------ Materials provided ------

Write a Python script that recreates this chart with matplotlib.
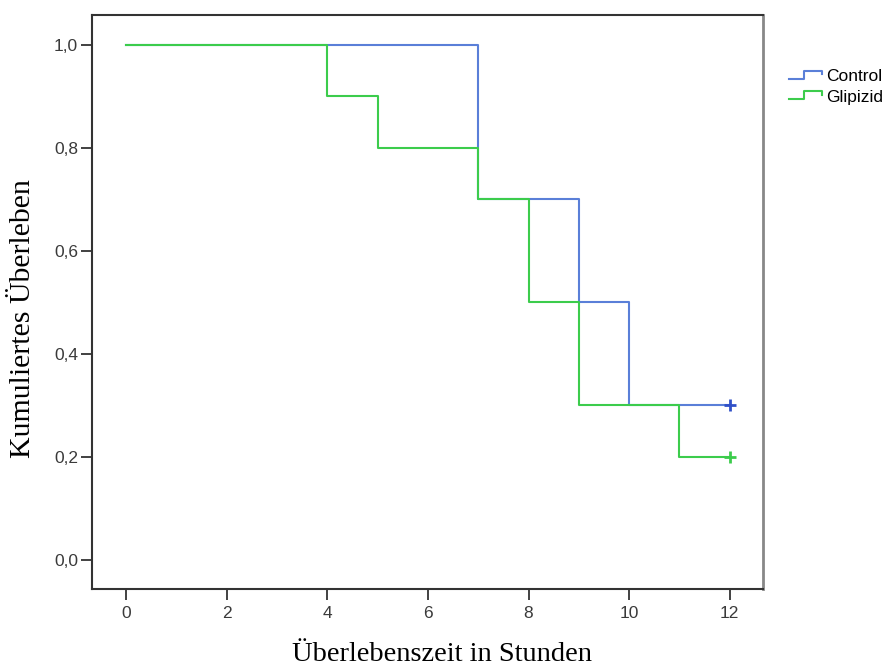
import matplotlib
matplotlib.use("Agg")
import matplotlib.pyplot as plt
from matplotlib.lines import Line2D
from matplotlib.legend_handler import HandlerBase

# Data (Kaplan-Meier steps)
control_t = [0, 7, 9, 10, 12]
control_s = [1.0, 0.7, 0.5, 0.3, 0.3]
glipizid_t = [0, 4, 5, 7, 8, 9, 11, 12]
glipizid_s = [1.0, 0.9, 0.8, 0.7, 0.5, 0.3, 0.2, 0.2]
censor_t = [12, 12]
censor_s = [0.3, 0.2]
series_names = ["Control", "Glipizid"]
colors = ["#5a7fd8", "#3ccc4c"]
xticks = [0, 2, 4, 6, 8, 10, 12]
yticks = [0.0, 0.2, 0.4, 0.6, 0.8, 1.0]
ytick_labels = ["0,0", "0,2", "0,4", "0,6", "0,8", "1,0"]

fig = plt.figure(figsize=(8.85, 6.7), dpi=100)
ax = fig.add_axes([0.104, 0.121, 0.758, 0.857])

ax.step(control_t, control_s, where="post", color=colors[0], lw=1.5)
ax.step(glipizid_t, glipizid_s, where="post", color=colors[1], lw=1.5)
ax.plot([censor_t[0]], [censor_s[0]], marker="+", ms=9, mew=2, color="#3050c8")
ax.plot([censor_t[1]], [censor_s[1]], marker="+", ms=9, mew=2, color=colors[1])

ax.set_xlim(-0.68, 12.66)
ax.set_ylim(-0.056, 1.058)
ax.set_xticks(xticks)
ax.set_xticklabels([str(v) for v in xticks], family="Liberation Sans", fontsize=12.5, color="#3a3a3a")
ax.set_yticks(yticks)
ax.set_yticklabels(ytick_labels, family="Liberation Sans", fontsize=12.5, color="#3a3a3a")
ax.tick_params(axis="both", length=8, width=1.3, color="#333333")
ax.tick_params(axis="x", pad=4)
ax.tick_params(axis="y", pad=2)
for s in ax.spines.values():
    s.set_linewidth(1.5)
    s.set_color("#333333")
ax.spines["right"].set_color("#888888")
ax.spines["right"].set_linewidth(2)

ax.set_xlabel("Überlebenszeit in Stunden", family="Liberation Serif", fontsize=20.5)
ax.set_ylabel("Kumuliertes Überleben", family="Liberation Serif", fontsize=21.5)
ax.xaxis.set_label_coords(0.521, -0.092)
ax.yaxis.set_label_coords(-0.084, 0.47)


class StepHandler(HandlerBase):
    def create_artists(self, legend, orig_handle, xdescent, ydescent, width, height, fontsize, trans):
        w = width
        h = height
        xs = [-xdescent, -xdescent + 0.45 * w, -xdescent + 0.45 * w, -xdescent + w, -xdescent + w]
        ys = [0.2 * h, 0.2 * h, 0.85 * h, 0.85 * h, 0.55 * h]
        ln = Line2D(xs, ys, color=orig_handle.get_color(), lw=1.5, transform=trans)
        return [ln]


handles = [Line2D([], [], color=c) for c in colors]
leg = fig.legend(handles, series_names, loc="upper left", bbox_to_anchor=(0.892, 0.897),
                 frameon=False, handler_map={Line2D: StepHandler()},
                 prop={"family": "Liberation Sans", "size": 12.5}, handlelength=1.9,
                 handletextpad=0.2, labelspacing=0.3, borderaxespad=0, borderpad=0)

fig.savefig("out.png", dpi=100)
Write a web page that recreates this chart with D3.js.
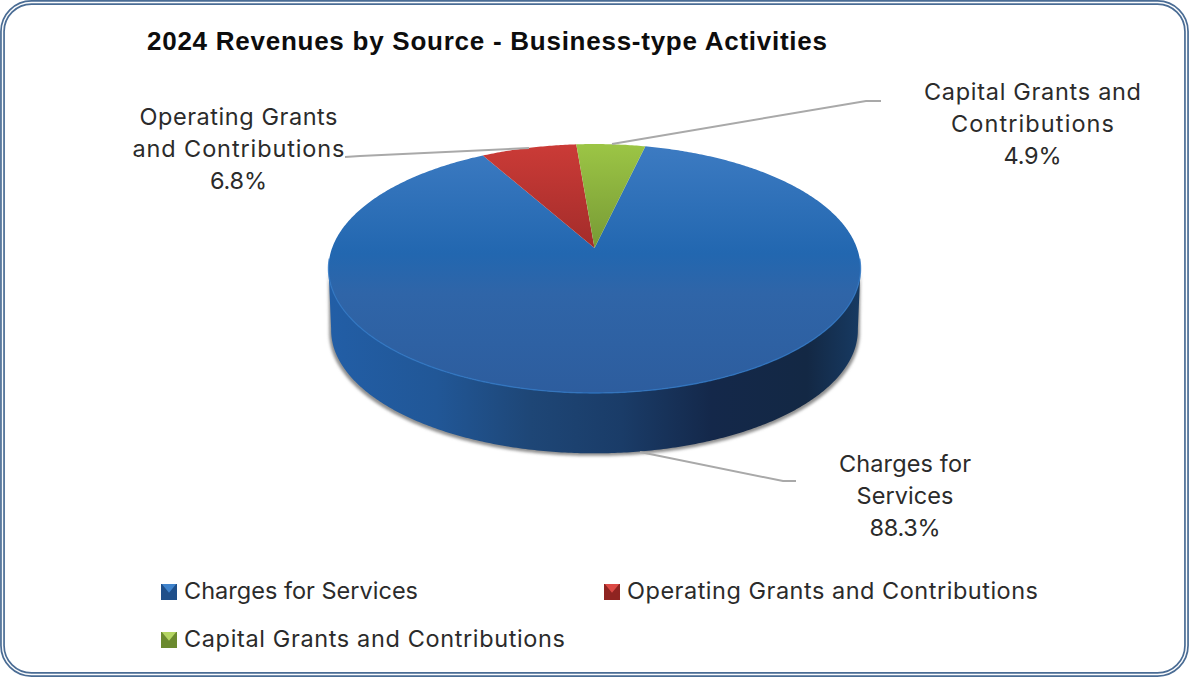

------

All records should be output exactly, with the pictures left out.

Write a Python script that recreates this chart with matplotlib.
import matplotlib
matplotlib.use("Agg")
import matplotlib.pyplot as plt
from matplotlib.lines import Line2D
from matplotlib.legend_handler import HandlerBase

# Data (Kaplan-Meier steps)
control_t = [0, 7, 9, 10, 12]
control_s = [1.0, 0.7, 0.5, 0.3, 0.3]
glipizid_t = [0, 4, 5, 7, 8, 9, 11, 12]
glipizid_s = [1.0, 0.9, 0.8, 0.7, 0.5, 0.3, 0.2, 0.2]
censor_t = [12, 12]
censor_s = [0.3, 0.2]
series_names = ["Control", "Glipizid"]
colors = ["#5a7fd8", "#3ccc4c"]
xticks = [0, 2, 4, 6, 8, 10, 12]
yticks = [0.0, 0.2, 0.4, 0.6, 0.8, 1.0]
ytick_labels = ["0,0", "0,2", "0,4", "0,6", "0,8", "1,0"]

fig = plt.figure(figsize=(8.85, 6.7), dpi=100)
ax = fig.add_axes([0.104, 0.121, 0.758, 0.857])

ax.step(control_t, control_s, where="post", color=colors[0], lw=1.5)
ax.step(glipizid_t, glipizid_s, where="post", color=colors[1], lw=1.5)
ax.plot([censor_t[0]], [censor_s[0]], marker="+", ms=9, mew=2, color="#3050c8")
ax.plot([censor_t[1]], [censor_s[1]], marker="+", ms=9, mew=2, color=colors[1])

ax.set_xlim(-0.68, 12.66)
ax.set_ylim(-0.056, 1.058)
ax.set_xticks(xticks)
ax.set_xticklabels([str(v) for v in xticks], family="Liberation Sans", fontsize=12.5, color="#3a3a3a")
ax.set_yticks(yticks)
ax.set_yticklabels(ytick_labels, family="Liberation Sans", fontsize=12.5, color="#3a3a3a")
ax.tick_params(axis="both", length=8, width=1.3, color="#333333")
ax.tick_params(axis="x", pad=4)
ax.tick_params(axis="y", pad=2)
for s in ax.spines.values():
    s.set_linewidth(1.5)
    s.set_color("#333333")
ax.spines["right"].set_color("#888888")
ax.spines["right"].set_linewidth(2)

ax.set_xlabel("Überlebenszeit in Stunden", family="Liberation Serif", fontsize=20.5)
ax.set_ylabel("Kumuliertes Überleben", family="Liberation Serif", fontsize=21.5)
ax.xaxis.set_label_coords(0.521, -0.092)
ax.yaxis.set_label_coords(-0.084, 0.47)


class StepHandler(HandlerBase):
    def create_artists(self, legend, orig_handle, xdescent, ydescent, width, height, fontsize, trans):
        w = width
        h = height
        xs = [-xdescent, -xdescent + 0.45 * w, -xdescent + 0.45 * w, -xdescent + w, -xdescent + w]
        ys = [0.2 * h, 0.2 * h, 0.85 * h, 0.85 * h, 0.55 * h]
        ln = Line2D(xs, ys, color=orig_handle.get_color(), lw=1.5, transform=trans)
        return [ln]


handles = [Line2D([], [], color=c) for c in colors]
leg = fig.legend(handles, series_names, loc="upper left", bbox_to_anchor=(0.892, 0.897),
                 frameon=False, handler_map={Line2D: StepHandler()},
                 prop={"family": "Liberation Sans", "size": 12.5}, handlelength=1.9,
                 handletextpad=0.2, labelspacing=0.3, borderaxespad=0, borderpad=0)

fig.savefig("out.png", dpi=100)
Write a web page that recreates this chart with D3.js.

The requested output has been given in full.